Seit vielen Jahrzehnten berichten Sie in Schulen, an Universitäten oder im Wiener Burgtheater in „Die letzten Zeugen“ über die Verbrechen der Nationalsozialisten, über das, was Ihnen in den Konzentrationslagern widerfahren ist und was Sie gesehen haben. Und Sie erinnern sich auch heute noch an viele Details, so als wäre das gestern geschehen.

Ich muss mich erinnern.

 

Aber wie geht es Ihnen dann, wenn Sie miterleben, was sich politisch in Europa ereignet. Stichwort: Rechtsruck. Wenn jemand wie Sie eine so lange Wegstrecke seines Lebens immer wieder vor solchen Entwicklungen warnt: Das darf sich nicht wiederholen! Und dann treffen einander – wie Mitte Februar – mehr als tausend Neonazis in Budapest und gedenken der letzten großen Schlacht der ungarischer Pfeilkreuzler, der Waffen-SS und Wehrmachtssoldaten …

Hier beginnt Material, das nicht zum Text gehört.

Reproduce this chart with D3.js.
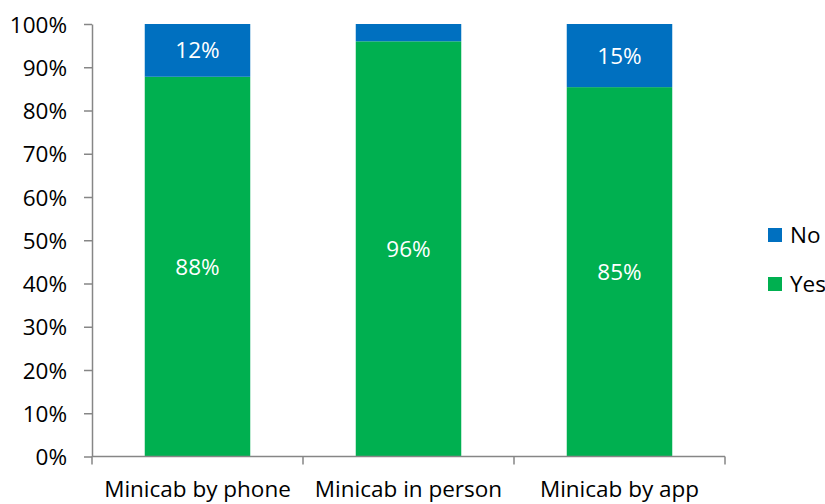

Ja, oder denken Sie nur, was die Türken heute aufführen …

 

Worauf müssen wir also aufpassen? Was gilt es zu verhindern?

Das darf sich nicht wiederholen. Und bis zu meinem jüngsten Tag werde ich dafür plädieren, dass man seine Geschichte kennenlernen muss. Die Eltern müssen dieses Wissen an ihre Kinder weitergeben. Darum geht es. Wissen Sie, ich bin heute sehr stolz darauf, wenn Schüler zu mir kommen und sagen: „Ich soll ihnen einen schönen Gruß von meiner Mutter bestellen“. Und ich denke mir, ich kann mich nicht an die Frau erinnern. Der Schüler ist vielleicht sechzehn oder siebzehn Jahre alt. Und dann sagt der: „sie bedankt sich bei Ihnen für einen Vortrag“, den ich vor langer Zeit gehalten habe. Das finde ich schön. Dass die zweite Generation zu mir kommt. Und wenn die Mutter sich an unsere Begegnung erinnern kann, dann ist auch etwas hängengeblieben. Und das freut mich!

Eines möchte ich doch betonen: Ich bin ein Gegner jeder Art von Diktatur. Ob sie von links kommt oder ob sie von rechts kommt. Oder ob sie über die Religion kommt. Auch über die eigene Religion.